### Supplied data:
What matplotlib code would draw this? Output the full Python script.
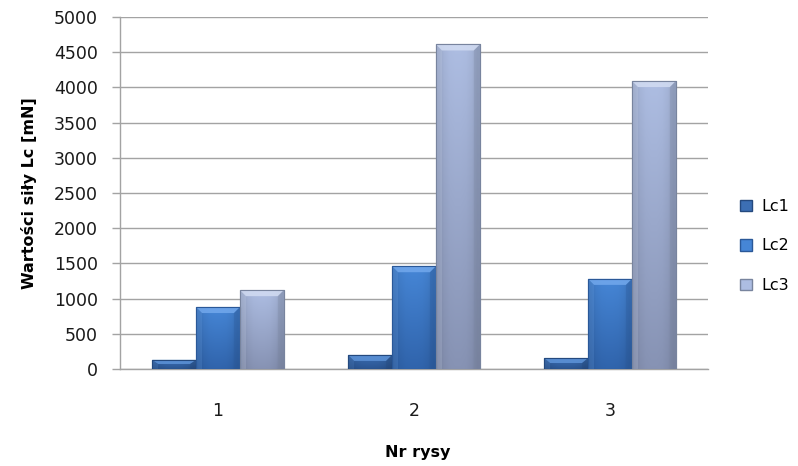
import numpy as np
import matplotlib
matplotlib.use("Agg")
import matplotlib.pyplot as plt
from matplotlib.patches import Polygon, Patch
from matplotlib.colors import to_rgb

# Critical load values per scratch
scratches = ["1", "2", "3"]
lc1 = [130, 200, 155]
lc2 = [880, 1460, 1280]
lc3 = [1120, 4610, 4090]
series_names = ["Lc1", "Lc2", "Lc3"]
y_ticks = [0, 500, 1000, 1500, 2000, 2500, 3000, 3500, 4000, 4500, 5000]

# (top colour, bottom colour, bevel colour, edge colour)
palette = [
    ("#3c6fb4", "#2a5592", "#5d93d8", "#24497e"),
    ("#4686d6", "#3064ac", "#72a8ec", "#2a5898"),
    ("#adbde2", "#8793b4", "#d2dcf2", "#78849e"),
]

plt.rcParams["font.family"] = ["DejaVu Sans"]
fig = plt.figure(figsize=(7.98, 4.66), dpi=100)
ax = fig.add_axes([120 / 798, 1 - 369 / 466, 588 / 798, 352 / 466])

x = np.arange(len(scratches))
width = 0.224
offsets = [-width, 0.0, width]
all_values = [lc1, lc2, lc3]

ax.set_xlim(-0.5, len(scratches) - 0.5)
ax.set_ylim(0, 5000)

# pixel-to-data scale for the bevel decorations
ax_h_px = ax.get_position().height * fig.get_figheight() * fig.dpi
ax_w_px = ax.get_position().width * fig.get_figwidth() * fig.dpi
dy_per_px = 5000 / ax_h_px
dx_per_px = (len(scratches)) / ax_w_px

handles = []
for vals, off, (ctop, cbot, cbev, cedge), name in zip(all_values, offsets, palette, series_names):
    bars = ax.bar(x + off, vals, width=width, color=cbot, edgecolor=cedge,
                  linewidth=0.8, zorder=3, align="center")
    for b in bars:
        x0, y0 = b.get_x(), b.get_y()
        w, h = b.get_width(), b.get_height()
        top = y0 + h
        # vertical gradient fill
        grad = np.linspace(0, 1, 64)[:, None]
        c1 = np.array(to_rgb(ctop))
        c2 = np.array(to_rgb(cbot))
        img = c2[None, None, :] * (1 - grad[..., None]) + c1[None, None, :] * grad[..., None]
        img = np.repeat(img, 8, axis=1)
        side = 1 - 0.12 * np.abs(np.linspace(-1, 1, 8)) ** 3
        img = img * side[None, :, None]
        im = ax.imshow(img, extent=[x0, x0 + w, y0, top], origin="lower",
                       aspect="auto", zorder=3.5, interpolation="bilinear")
        im.set_clip_path(b)
        # bevelled top edge
        bh = min(6 * dy_per_px, h * 0.45)
        bw = 6 * dx_per_px
        bevel = Polygon([[x0, top], [x0 + w, top], [x0 + w - bw, top - bh], [x0 + bw, top - bh]],
                        closed=True, facecolor=cbev, edgecolor="none", zorder=4, alpha=0.85)
        ax.add_patch(bevel)
        # side shading
        left = Polygon([[x0, top], [x0 + bw, top - bh], [x0 + bw, y0], [x0, y0]],
                       closed=True, facecolor=cbev, edgecolor="none", zorder=4, alpha=0.2)
        right = Polygon([[x0 + w, top], [x0 + w - bw, top - bh], [x0 + w - bw, y0], [x0 + w, y0]],
                        closed=True, facecolor=cedge, edgecolor="none", zorder=4, alpha=0.3)
        ax.add_patch(left)
        ax.add_patch(right)
        edge = Polygon([[x0, y0], [x0, top], [x0 + w, top], [x0 + w, y0]],
                       closed=True, facecolor="none", edgecolor=cedge, linewidth=0.8, zorder=4.5)
        ax.add_patch(edge)
    handles.append(Patch(facecolor=ctop, edgecolor=cedge, label=name))

# axes styling
grid_c = "#a3a3a3"
ax.set_yticks(y_ticks)
ax.yaxis.grid(True, color=grid_c, linewidth=1.0, zorder=0)
ax.set_axisbelow(True)
for s in ["top", "right"]:
    ax.spines[s].set_visible(False)
ax.spines["left"].set_color(grid_c)
ax.spines["left"].set_linewidth(1.0)
ax.spines["bottom"].set_color(grid_c)
ax.spines["bottom"].set_linewidth(1.0)
ax.tick_params(axis="y", direction="out", length=6, width=1.0, color=grid_c,
               labelsize=12.5, labelcolor="#1a1a1a", pad=10)
ax.tick_params(axis="x", length=0, labelsize=12.5, labelcolor="#1a1a1a", pad=24)
ax.set_xticks(x)
ax.set_xticklabels(scratches)

ax.set_ylabel("Wartości siły Lc [mN]", fontsize=11.5, fontweight="bold", labelpad=12)
fig.text(418 / 798, 1 - 452 / 466, "Nr rysy", fontsize=11.5, fontweight="bold",
         ha="center", va="center")

fig.legend(handles=handles, loc="center left", bbox_to_anchor=(734 / 798, 1 - 246 / 466),
           frameon=False, fontsize=11.5, handlelength=0.7, handleheight=0.7,
           handletextpad=0.6, labelspacing=1.55, borderaxespad=0)

fig.savefig("out.png", dpi=100)
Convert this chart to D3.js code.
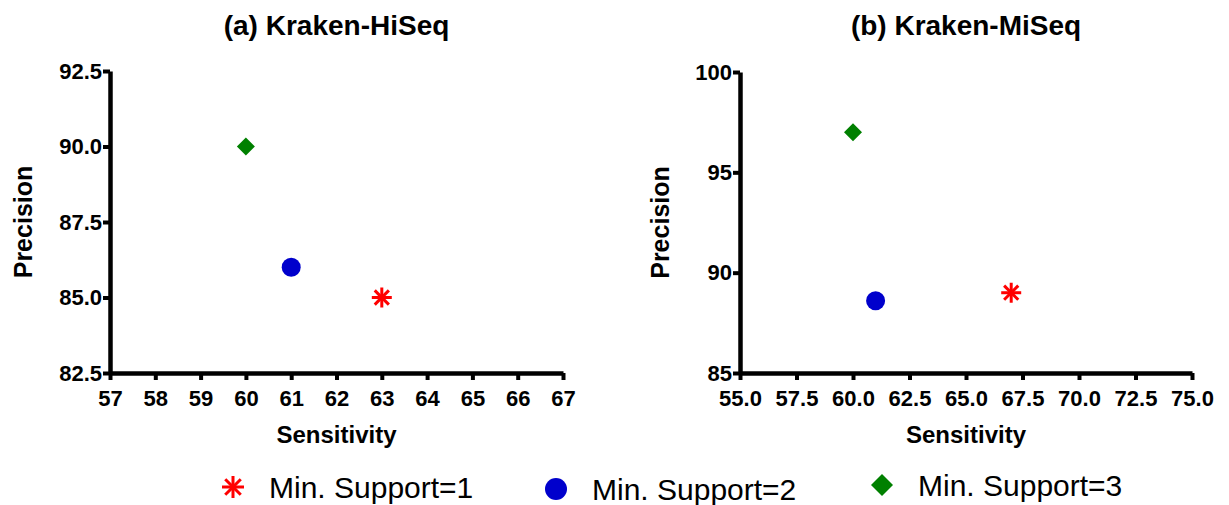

### Exercise brief:
Copy nothing but the lines from the top of the material through the line holding "dx_per_px = (len(scratches)) / ax_w_px", exactly as written; omit pictures.

### Solution:
What matplotlib code would draw this? Output the full Python script.
import numpy as np
import matplotlib
matplotlib.use("Agg")
import matplotlib.pyplot as plt
from matplotlib.patches import Polygon, Patch
from matplotlib.colors import to_rgb

# Critical load values per scratch
scratches = ["1", "2", "3"]
lc1 = [130, 200, 155]
lc2 = [880, 1460, 1280]
lc3 = [1120, 4610, 4090]
series_names = ["Lc1", "Lc2", "Lc3"]
y_ticks = [0, 500, 1000, 1500, 2000, 2500, 3000, 3500, 4000, 4500, 5000]

# (top colour, bottom colour, bevel colour, edge colour)
palette = [
    ("#3c6fb4", "#2a5592", "#5d93d8", "#24497e"),
    ("#4686d6", "#3064ac", "#72a8ec", "#2a5898"),
    ("#adbde2", "#8793b4", "#d2dcf2", "#78849e"),
]

plt.rcParams["font.family"] = ["DejaVu Sans"]
fig = plt.figure(figsize=(7.98, 4.66), dpi=100)
ax = fig.add_axes([120 / 798, 1 - 369 / 466, 588 / 798, 352 / 466])

x = np.arange(len(scratches))
width = 0.224
offsets = [-width, 0.0, width]
all_values = [lc1, lc2, lc3]

ax.set_xlim(-0.5, len(scratches) - 0.5)
ax.set_ylim(0, 5000)

# pixel-to-data scale for the bevel decorations
ax_h_px = ax.get_position().height * fig.get_figheight() * fig.dpi
ax_w_px = ax.get_position().width * fig.get_figwidth() * fig.dpi
dy_per_px = 5000 / ax_h_px
dx_per_px = (len(scratches)) / ax_w_px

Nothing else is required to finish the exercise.